Six mois après avoir présenté 12 mesures pour revaloriser la psychiatrie, "parent pauvre de la médecine" dont elle souhaitait "faire évoluer le modèle de financement", la ministre des Solidarités et de la Santé poursuit son travail pour une meilleure prise en charge de la santé mentale.
Jeudi 28 juin, Agnès Buzyn a présenté sa feuille de route "Santé mentale et psychiatrie". Axée sur les bonnes pratiques et la prévention, elle vise à diagnostiquer de manière plus précoce les patients atteints de troubles psychiques et améliorer leur prise en charge. Avec un objectif à peine voilé : réduire l’impact économique et sanitaire des problèmes de santé mentale.
Le poids de la santé mentale
Car il y a urgence. Selon le nouveau rapport annuel de l’Assurance maladie, les dépenses de santé recouvrant les troubles psychiques et psychiatriques se sont élevées à 23 milliards d’euros en 2016, et se placent ainsi en 2e position derrière l’hospitalisation ponctuelle, devant les cancers et les maladies cardio-vasculaires. En l’espace de 5 ans, ces dépenses affichent une augmentation de 1,7 milliard d’euros. En cause : le vieillissement de la population, mais aussi un système de diagnostic plus performant, qui ont fait bondir les dépenses de l’Assurance maladie liées à la santé mentale.

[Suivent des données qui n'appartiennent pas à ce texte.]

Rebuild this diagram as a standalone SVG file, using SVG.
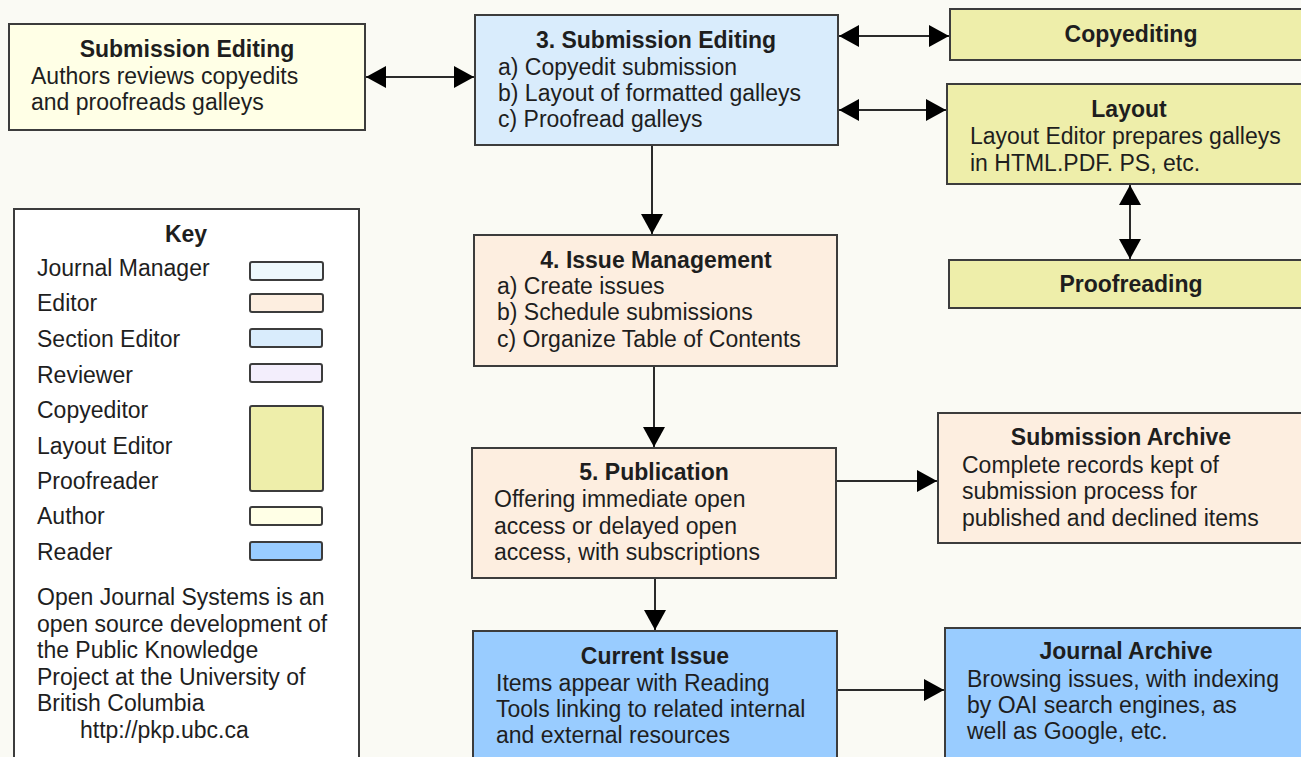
<svg xmlns="http://www.w3.org/2000/svg" width="1301" height="757" viewBox="0 0 1301 757">
<defs>
<style>
.box{stroke:#3c3c3c;stroke-width:2}
.t{font-family:"Liberation Sans",Arial,sans-serif;font-size:23px;fill:#1e1e1e}
.b{font-weight:bold;text-anchor:middle}
.au{fill:#ffffe6}.se{fill:#d9ecfc}.ed{fill:#fdeee0}.ye{fill:#eeeeaa}.rd{fill:#99ccff}.jm{fill:#eef8fc}.rv{fill:#f3eefc}
.c{stroke:#2a2a2a;stroke-width:2;fill:none}
</style>
<marker id="ah" markerUnits="userSpaceOnUse" markerWidth="20" markerHeight="22" refX="20" refY="11" orient="auto-start-reverse">
<path d="M0,0 L20,11 L0,22 z" fill="#000"/>
</marker>
</defs>
<rect width="1301" height="757" fill="#fafaf4"/>

<g id="connectors">
<line class="c" x1="366" y1="77" x2="474" y2="77" marker-start="url(#ah)" marker-end="url(#ah)"/>
<line class="c" x1="839" y1="36" x2="949" y2="36" marker-start="url(#ah)" marker-end="url(#ah)"/>
<line class="c" x1="839" y1="110" x2="946" y2="110" marker-start="url(#ah)" marker-end="url(#ah)"/>
<line class="c" x1="1130" y1="185" x2="1130" y2="259" marker-start="url(#ah)" marker-end="url(#ah)"/>
<line class="c" x1="652" y1="146" x2="652" y2="234" marker-end="url(#ah)"/>
<line class="c" x1="654" y1="367" x2="654" y2="447" marker-end="url(#ah)"/>
<line class="c" x1="655" y1="579" x2="655" y2="630" marker-end="url(#ah)"/>
<line class="c" x1="837" y1="481" x2="937" y2="481" marker-end="url(#ah)"/>
<line class="c" x1="838" y1="690" x2="944" y2="690" marker-end="url(#ah)"/>
</g>

<g id="author-editing">
<rect class="box au" x="9" y="24" width="356" height="106"/>
<text class="t b" x="187" y="57">Submission Editing</text>
<text class="t" x="31" y="84">Authors reviews copyedits</text>
<text class="t" x="31" y="110">and proofreads galleys</text>
</g>

<g id="submission-editing">
<rect class="box se" x="475" y="15" width="363" height="130"/>
<text class="t b" x="656" y="48">3. Submission Editing</text>
<text class="t" x="498" y="75">a) Copyedit submission</text>
<text class="t" x="498" y="101">b) Layout of formatted galleys</text>
<text class="t" x="498" y="127">c) Proofread galleys</text>
</g>

<g id="copyediting">
<rect class="box ye" x="950" y="9" width="362" height="51"/>
<text class="t b" x="1131" y="42">Copyediting</text>
</g>

<g id="layout">
<rect class="box ye" x="947" y="84" width="365" height="100"/>
<text class="t b" x="1129" y="117">Layout</text>
<text class="t" x="970" y="144">Layout Editor prepares galleys</text>
<text class="t" x="970" y="171">in HTML.PDF. PS, etc.</text>
</g>

<g id="proofreading">
<rect class="box ye" x="949" y="260" width="363" height="48"/>
<text class="t b" x="1131" y="292">Proofreading</text>
</g>

<g id="issue-management">
<rect class="box ed" x="474" y="235" width="363" height="131"/>
<text class="t b" x="656" y="268">4. Issue Management</text>
<text class="t" x="497" y="294">a) Create issues</text>
<text class="t" x="497" y="320">b) Schedule submissions</text>
<text class="t" x="497" y="347">c) Organize Table of Contents</text>
</g>

<g id="publication">
<rect class="box ed" x="472" y="448" width="364" height="130"/>
<text class="t b" x="654" y="480">5. Publication</text>
<text class="t" x="494" y="507">Offering immediate open</text>
<text class="t" x="494" y="534">access or delayed open</text>
<text class="t" x="494" y="560">access, with subscriptions</text>
</g>

<g id="current-issue">
<rect class="box rd" x="473" y="631" width="364" height="140"/>
<text class="t b" x="655" y="664">Current Issue</text>
<text class="t" x="496" y="691">Items appear with Reading</text>
<text class="t" x="496" y="717">Tools linking to related internal</text>
<text class="t" x="496" y="743">and external resources</text>
</g>

<g id="submission-archive">
<rect class="box ed" x="938" y="413" width="374" height="130"/>
<text class="t b" x="1121" y="445">Submission Archive</text>
<text class="t" x="962" y="473">Complete records kept of</text>
<text class="t" x="962" y="499">submission process for</text>
<text class="t" x="962" y="526">published and declined items</text>
</g>

<g id="journal-archive">
<rect class="box rd" x="945" y="628" width="367" height="140"/>
<text class="t b" x="1126" y="659">Journal Archive</text>
<text class="t" x="967" y="687">Browsing issues, with indexing</text>
<text class="t" x="967" y="713">by OAI search engines, as</text>
<text class="t" x="967" y="739">well as Google, etc.</text>
</g>

<g id="key">
<rect class="box" fill="#ffffff" x="14" y="209" width="345" height="560"/>
<text class="t b" x="186" y="242">Key</text>
<text class="t" x="37" y="276">Journal Manager</text>
<rect class="box jm" x="250" y="262" width="73" height="18" rx="2"/>
<text class="t" x="37" y="311">Editor</text>
<rect class="box ed" x="250" y="294" width="73" height="18" rx="2"/>
<text class="t" x="37" y="347">Section Editor</text>
<rect class="box se" x="250" y="329" width="72" height="18" rx="2"/>
<text class="t" x="37" y="383">Reviewer</text>
<rect class="box rv" x="250" y="364" width="72" height="18" rx="2"/>
<text class="t" x="37" y="418">Copyeditor</text>
<text class="t" x="37" y="454">Layout Editor</text>
<text class="t" x="37" y="489">Proofreader</text>
<rect class="box ye" x="250" y="406" width="73" height="85" rx="2"/>
<text class="t" x="37" y="524">Author</text>
<rect class="box au" x="250" y="507" width="72" height="18" rx="2"/>
<text class="t" x="37" y="560">Reader</text>
<rect class="box rd" x="250" y="542" width="72" height="18" rx="2"/>
<text class="t" x="37" y="605">Open Journal Systems is an</text>
<text class="t" x="37" y="632">open source development of</text>
<text class="t" x="37" y="658">the Public Knowledge</text>
<text class="t" x="37" y="685">Project at the University of</text>
<text class="t" x="37" y="711">British Columbia</text>
<text class="t" x="80" y="738">http://pkp.ubc.ca</text>
</g>
</svg>
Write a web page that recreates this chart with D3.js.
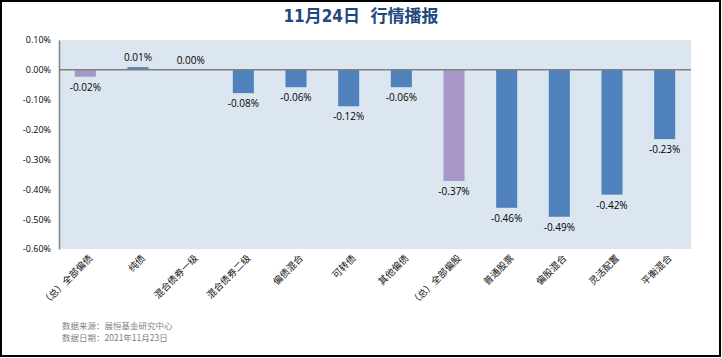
<!DOCTYPE html>
<html><head><meta charset="utf-8">
<script src="https://cdn.jsdelivr.net/npm/d3@7/dist/d3.min.js"></script>
<style>html,body{margin:0;padding:0;background:#fff;}svg{display:block;}</style>
</head><body>
<script>
const categories = ["（总）全部偏债","纯债","混合债券一级","混合债券二级","偏债混合","可转债","其他偏债","（总）全部偏股","普通股票","偏股混合","灵活配置","平衡混合"];
const values = [-0.02, 0.01, 0.00, -0.08, -0.06, -0.12, -0.06, -0.37, -0.46, -0.49, -0.42, -0.23];
const barLengths = [-0.023, 0.009, 0.0, -0.078, -0.058, -0.122, -0.058, -0.372, -0.462, -0.492, -0.418, -0.232];
const groups = ["总","子","子","子","子","子","子","总","子","子","子","子"];
const yTicks = [0.10, 0.00, -0.10, -0.20, -0.30, -0.40, -0.50, -0.60];
const title = "11月24日\u00A0\u00A0行情播报";
const notes = ["数据来源：展恒基金研究中心", "数据日期：2021年11月23日"];

const W = 722, H = 358;
const fmt = d3.formatLocale({decimal:".", thousands:",", grouping:[3], currency:["",""], minus:"-"}).format(".2f");
const svg = d3.select("body").append("svg").attr("width", W).attr("height", H);
svg.append("rect").attr("x",1).attr("y",1).attr("width",W-3).attr("height",H-3)
  .attr("fill","#fff").attr("stroke","#000").attr("stroke-width",2);

const plot = {l:59, r:691, t:40, b:249};
const x = d3.scaleBand().domain(categories).range([plot.l, plot.r]).paddingInner(0.6).paddingOuter(0.3);
const y = d3.scaleLinear().domain([0.10, -0.60]).range([plot.t, plot.b]);

svg.append("rect").attr("x",plot.l).attr("y",plot.t).attr("width",plot.r-plot.l).attr("height",plot.b-plot.t).attr("fill","#DCE6F1");

svg.append("text").attr("x", W/2).attr("y", 22).attr("text-anchor","middle")
  .attr("font-family","'Liberation Sans Narrow','DejaVu Sans Condensed','Noto Sans CJK SC',sans-serif")
  .attr("font-weight","bold").attr("font-size",17).attr("fill","#1F497D").text(title);

const yAxis = d3.axisLeft(y).tickValues(yTicks).tickSize(0).tickPadding(8).tickFormat(d => fmt(d) + "%");
const ya = svg.append("g").attr("transform",`translate(${plot.l},0)`).call(yAxis);
ya.select(".domain").attr("stroke","#808080").attr("stroke-width",1.5);
ya.selectAll("text").attr("font-family","'Open Sans','Liberation Sans',sans-serif").attr("font-size",9).attr("fill","#000");

const color = g => g === "总" ? "#A697C6" : "#4F81BD";
svg.selectAll("rect.bar").data(categories).enter().append("rect").attr("class","bar")
  .attr("x", c => x(c))
  .attr("width", x.bandwidth())
  .attr("y", (c,i) => y(Math.max(0, barLengths[i])))
  .attr("height", (c,i) => Math.abs(y(barLengths[i]) - y(0)))
  .attr("fill", (c,i) => color(groups[i]));

svg.append("line").attr("x1",plot.l).attr("x2",plot.r).attr("y1",y(0)).attr("y2",y(0)).attr("stroke","#808080").attr("stroke-width",1.5);

svg.selectAll("text.lbl").data(categories).enter().append("text").attr("class","lbl")
  .attr("x", c => x(c) + x.bandwidth()/2)
  .attr("y", (c,i) => barLengths[i] >= 0 ? y(barLengths[i]) - 6 : y(barLengths[i]) + 14)
  .attr("text-anchor","middle")
  .attr("font-family","'Open Sans','Liberation Sans',sans-serif").attr("font-size",10).attr("fill","#000")
  .text((c,i) => fmt(values[i]) + "%");

svg.selectAll("text.cat").data(categories).enter().append("text").attr("class","cat")
  .attr("transform", c => `translate(${x(c) + x.bandwidth()/2 + 6},${plot.b + 8}) rotate(-45)`)
  .attr("text-anchor","end").attr("dominant-baseline","middle")
  .attr("font-family","'Noto Sans CJK SC',sans-serif").attr("font-size",9.5).attr("fill","#111")
  .text(c => c);

svg.selectAll("text.note").data(notes).enter().append("text").attr("class","note")
  .attr("x", 62).attr("y", (d,i) => 329 + i*12)
  .attr("font-family","'Noto Sans CJK SC',sans-serif").attr("font-size",8.5).attr("fill","#7F7F7F")
  .text(d => d);
</script>
</body></html>
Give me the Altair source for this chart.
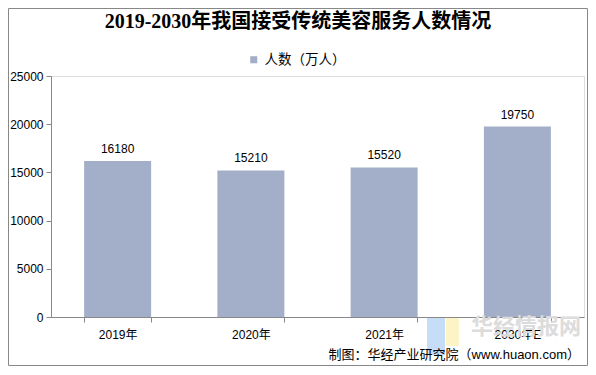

Représentant 14% des dépenses totales de l’Assurance maladie en France, les soins psychiatriques concernent à l’heure actuelle 7 millions de Français : 2,1 millions souffrent de problèmes psychiatriques, tandis que 7 millions reçoivent un traitement psychotrope chronique.
Prévenir et promouvoir le bien être mental
Mieux prévenir l’apparition de troubles psychiatriques en favorisant le bien-être mental : tel est le premier axe de la feuille de route présentée par Agnès Buzyn, qui souhaite "repérer précocement la souffrance et les troubles psychiques et prévenir le suicide". Parmi les mesures évoquées, celle concernant les jeunes, particulièrement vulnérables, puisque 80% des troubles se déclarent entre 15 et 20 ans. Le ministère des Solidarités et de la Santé prévoit de lancer dans trois régions Ecout’Emoi, une expérimentation qui permettra d’adresser des jeunes de 11 à 25 ans vers des consultations de psychologues prises en charge par l’assurance maladie, après une évaluation par les médecins généralistes.
Parallèlement, un plan d’ensemble contre le risque suicidaire sera déployé sur tout le territoire, sous le pilotage des Agences Régionales de Santé, notamment le dispositif VigilanS de recontact systématique des personnes ayant fait une tentative de suicide. Des actions de prévention de la souffrance au travail seront mises en place, notamment pour les professionnels de santé et médico-sociaux. Enfin des actions de sensibilisation ou de formation des médecins, des médias, des usagers des services de santé mentale et de la population générale contribueront à déstigmatiser ces maladies et les personnes touchées.
Des parcours de soins coordonnés
Autre axe affirmé par la feuille de route : "Garantir des parcours de soins coordonnés et soutenus par une offre en psychiatrie accessible, diversifiée et de qualité". Parmi les mesures envisagées, celle d’ouvrir un stage en santé mentale pendant les études de médecine et de former davantage de professionnels afin de "favoriser le repérage des troubles et l’accès aux soins de santé mentale le plus tôt possible". Autres pistes évoquées : le développement de la prise en charge ambulatoire afin d’offrir aux patients une continuité de suivi tout au long du parcours et la télémédecine pour les populations fragiles et les zones sous denses.
Favoriser l’autonomie
Dans un troisième temps, Agnès Buzyn souhaite "améliorer les conditions de vie et d’inclusion sociale et la citoyenneté des personnes en situation de handicap psychique". Pour cela, la feuille de route propose de leur faire bénéficier du dispositif d’emploi accompagné qui prévoit un accompagnement médico-social et un soutien à l’insertion professionnelle. L’accès et le maintien des personnes dans un logement autonome ou accompagné est aussi au cœur de ce troisième axe. Aussi, la feuille de route prévoit l’extension du dispositif "Un chez soi d’abord". "Expérimenté pour les personnes à la rue ayant des troubles psychiques graves et persistants", ce dernier doit passer de 4 sites actuellement à 16 autres d’ici à 2021, affirme le communiqué de presse du ministère des Solidarités et de la Santé.